普遍言語の成果



 ところで16, 7世紀の普遍言語論争時代には様々な普及型言語が作られたが、実際それは役を果たしたのだろうか。比較的成功したのはウィルキンズであろう。彼は存命中からそれなりの大きさのコミュニティを形成していたし、ダルガーノらに比べてより精巧な分類表を作るに至っている。更に自身の死後もその仕事が継承されている。分類や分析を素地とした哲学的言語として隆盛を極めたのはウィルキンズであろう。しかしそのウィルキンズの文字でさえ書きにくい、読みづらい、覚えづらい、間違えやすいなどの批判が相次いぎ、共通語として日の目を見ることはなかった。

 こういう大きな目論見が敗れた結果、悲観的になった社会の関心は薄れていった。更に17世紀の終わりごろはフランス語が西洋に普及したため、個々の土着語による混乱をなくすという目標が減じてしまった。それゆえ共通語に対する意識自体が薄まっていた。ウィルキンズのような大業にもかかわらず普遍言語が実用されなかったこと、そしてフランス語の共通語化の波に押され、徐々に普遍言語としての人工言語は熱が冷めつつあった。そのため18世紀は前世紀と比べると普遍言語は下火で、事実上普遍言語論争はほぼ幕を閉じていた。あとは散発的な炎が灯っては消えただけである。

 18世紀中葉のデュードネ=ティエボーは普遍言語がいかに有益かを説き、300ほどの根―語を選ぶことで己の言語の語彙の分類表が作れると述べた。しかしこれは単なる17世紀の焼き増しに過ぎない。

 17世紀の焼き増しはこのころ非常に多く行われた。ドロルメルは分類に基づく哲学的言語を作ったがこれはウィルキンズのような分類方式にライプニッツのような計算方式を組み合わせたに過ぎない。だがこのようなかけあわせを用いたところは面白い。また、ウィルキンズの難しい普遍文字の代わりにアルファベットを使った点も興味深い。単にアルファベットを採用しているのではなく、発音に使わない文字は捨象した。こういったことはヒルデガルトのころから行われていたことであるが。掛け合わせや改良アルファベットという点を見れば、単なる焼き増しというよりは過去の言語の改良版といえるだろう。

 18世紀も終わりに近付くと哲学的言語への挫折を社会は認知していたため、作者の断念も相次ぐ。コンドルセはライプニッツの手法を参照していたが、未完のまま挫折した。こういった中でド=メミィユの成功は異例の事態であった。18世紀の終わりに『パシグラフィー』と名を変えた要するに普遍文字計画が出版されると、これは一躍時代の寵児になった。
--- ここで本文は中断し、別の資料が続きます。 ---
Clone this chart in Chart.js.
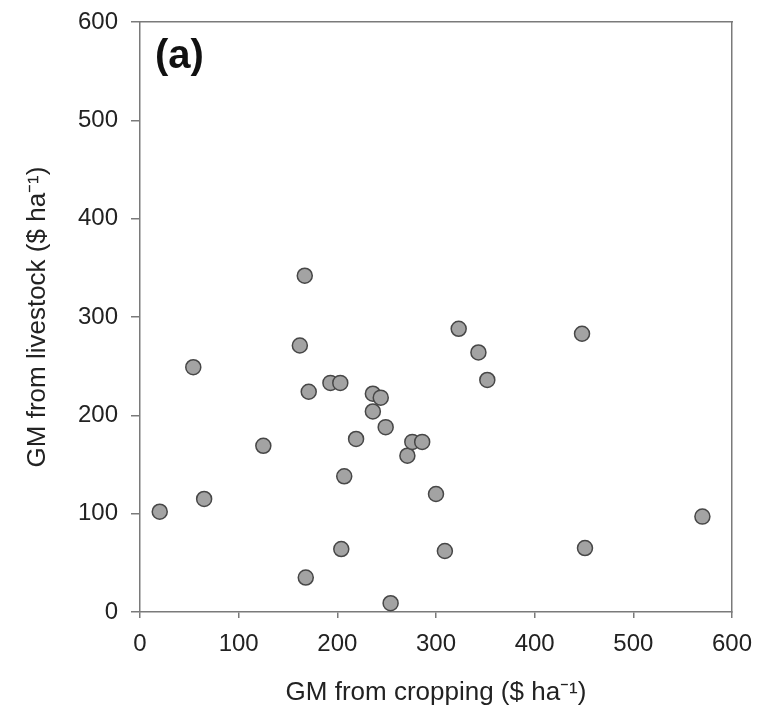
<!DOCTYPE html>
<html>
<head>
<meta charset="utf-8">
<script src="https://cdn.jsdelivr.net/npm/chart.js@4/dist/chart.umd.min.js"></script>
<style>
html,body{margin:0;padding:0;background:#fff;}
#wrap{position:relative;width:758px;height:713px;}
</style>
</head>
<body>
<div id="wrap"><canvas id="c" width="758" height="713"></canvas></div>
<script>
// Data
const cropGM      = [20, 54, 65, 125, 168, 204, 207, 171, 162, 167, 193, 203, 219, 236, 244, 236, 249, 254, 271, 276, 286, 300, 309, 343, 352, 323, 448, 451, 570];
const livestockGM = [102, 249, 115, 169, 35, 64, 138, 224, 271, 342, 233, 233, 176, 222, 218, 204, 188, 9, 159, 173, 173, 120, 62, 264, 236, 288, 283, 65, 97];
const xTickValues = [0, 100, 200, 300, 400, 500, 600];
const yTickValues = [0, 100, 200, 300, 400, 500, 600];
const xTitle = 'GM from cropping ($ ha\u207B\u00B9)';
const yTitle = 'GM from livestock ($ ha\u207B\u00B9)';
const panelLabel = '(a)';

const points = cropGM.map((x, i) => ({ x: x, y: livestockGM[i] }));
const FONT = '"Liberation Sans", Arial, Helvetica, sans-serif';
const AXIS = '#7a7a7a';
const TEXT = '#222';

const panelLabelPlugin = {
  id: 'panelLabel',
  afterDraw(chart) {
    const ctx = chart.ctx;
    ctx.save();
    ctx.font = 'bold 40px ' + FONT;
    ctx.fillStyle = '#111';
    ctx.textBaseline = 'alphabetic';
    ctx.textAlign = 'left';
    ctx.fillText(panelLabel, chart.chartArea.left + 15, chart.chartArea.top + 46);
    ctx.restore();
  }
};

new Chart(document.getElementById('c'), {
  type: 'scatter',
  data: {
    datasets: [{
      data: points,
      backgroundColor: '#a3a3a3',
      borderColor: '#474747',
      borderWidth: 1.5,
      pointRadius: 7.5,
      pointHoverRadius: 7.5
    }]
  },
  options: {
    responsive: false,
    animation: false,
    devicePixelRatio: 1,
    layout: { padding: 0 },
    plugins: { legend: { display: false }, tooltip: { enabled: false } },
    scales: {
      x: {
        type: 'linear', position: 'bottom',
        min: xTickValues[0], max: xTickValues[xTickValues.length - 1],
        afterBuildTicks: s => { s.ticks = xTickValues.map(v => ({ value: v })); },
        ticks: { font: { family: FONT, size: 24 }, color: TEXT, padding: 12, maxRotation: 0 },
        grid: { drawOnChartArea: false, tickLength: 6, color: AXIS, lineWidth: 1.5 },
        border: { color: AXIS, width: 1.5 },
        title: { display: true, text: xTitle, font: { family: FONT, size: 26 }, color: TEXT, padding: { top: 0, bottom: 5 } },
        afterFit: s => { s.height = 101; s.paddingRight = 0; s.paddingLeft = 0; }
      },
      y: {
        type: 'linear', position: 'left',
        min: yTickValues[0], max: yTickValues[yTickValues.length - 1],
        afterBuildTicks: s => { s.ticks = yTickValues.map(v => ({ value: v })); },
        ticks: { font: { family: FONT, size: 24 }, color: TEXT, padding: 13 },
        grid: { drawOnChartArea: false, tickLength: 9, color: AXIS, lineWidth: 1.5 },
        border: { color: AXIS, width: 1.5 },
        title: { display: true, text: yTitle, font: { family: FONT, size: 26 }, color: TEXT, padding: { top: 22, bottom: 0 } },
        afterFit: s => { s.width = 140; s.paddingTop = 0; s.paddingBottom = 0; }
      },
      xTop: {
        axis: 'x', type: 'linear', position: 'top',
        min: xTickValues[0], max: xTickValues[xTickValues.length - 1],
        ticks: { display: false },
        grid: { display: false, drawTicks: false },
        border: { color: AXIS, width: 1.5 },
        afterFit: s => { s.height = 22; s.paddingLeft = 0; s.paddingRight = 0; }
      },
      yRight: {
        axis: 'y', type: 'linear', position: 'right',
        min: yTickValues[0], max: yTickValues[yTickValues.length - 1],
        ticks: { display: false },
        grid: { display: false, drawTicks: false },
        border: { color: AXIS, width: 1.5 },
        afterFit: s => { s.width = 26; s.paddingTop = 0; s.paddingBottom = 0; }
      }
    }
  },
  plugins: [panelLabelPlugin]
});
</script>
</body>
</html>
それはやはりウィルキンズのような複雑な文字であった。基本的に12文字しかないのだが、その組み合わせのせいで複雑になる。また、西洋で既に定着していた句読法はそのまま採用された。普及しているものをそのまま使うのは学習者の負担を減らすので合理的といえよう。また、語彙のレベルを3段階に分けたのも実践的である。科学的な分類ではなく実用における頻度や難しさのレベル分けである。すなわち機能語のような頻繁に使われるレベル1、日常語のレベル2、学術用語などのレベル3である。尚、これはそもそも書き文字として作られたが、読むためのパシラリーというのも後になって作られている。

 パシグラフィーはフランスで特に流行り、ナポレオンに献呈され、芸術学校で実践され、一部で教育も行われた。その点ではこれまでの普遍言語の中では際立った存在といえる。尤も、パシグラフィーはウィルキンズを髣髴させるだけあって批判点も類似している。結局パシグラフィーの隆盛は一時的なものでしかなかった。皮肉なことにメミィユのパシグラフィーにおける分類はウィルキンズのものより粗い。それがひと時の成功を得たのは言語政策の俗化によるところが大きい。宣伝を多くしたことも理由のひとつである。また、それまでの普遍言語が主の祈りなどを翻訳していたのに対し、俗化した文を訳したことも受け皿を広げたことに繋がる。つまり哲学的な完全性や純粋性が失われ、逆に世俗性が高まり、その政策の巧さからパシグラフィーは広まったといえる。これは人工言語の普及が完全性や合理性では説明付かないことを物語っている。人にとって受け入れられやすいかということが普及に関わっている。この点を意識した人工言語総体は徐々に哲学的な性質を脱ぎ去り、社会学的な性質を負うように変化していく。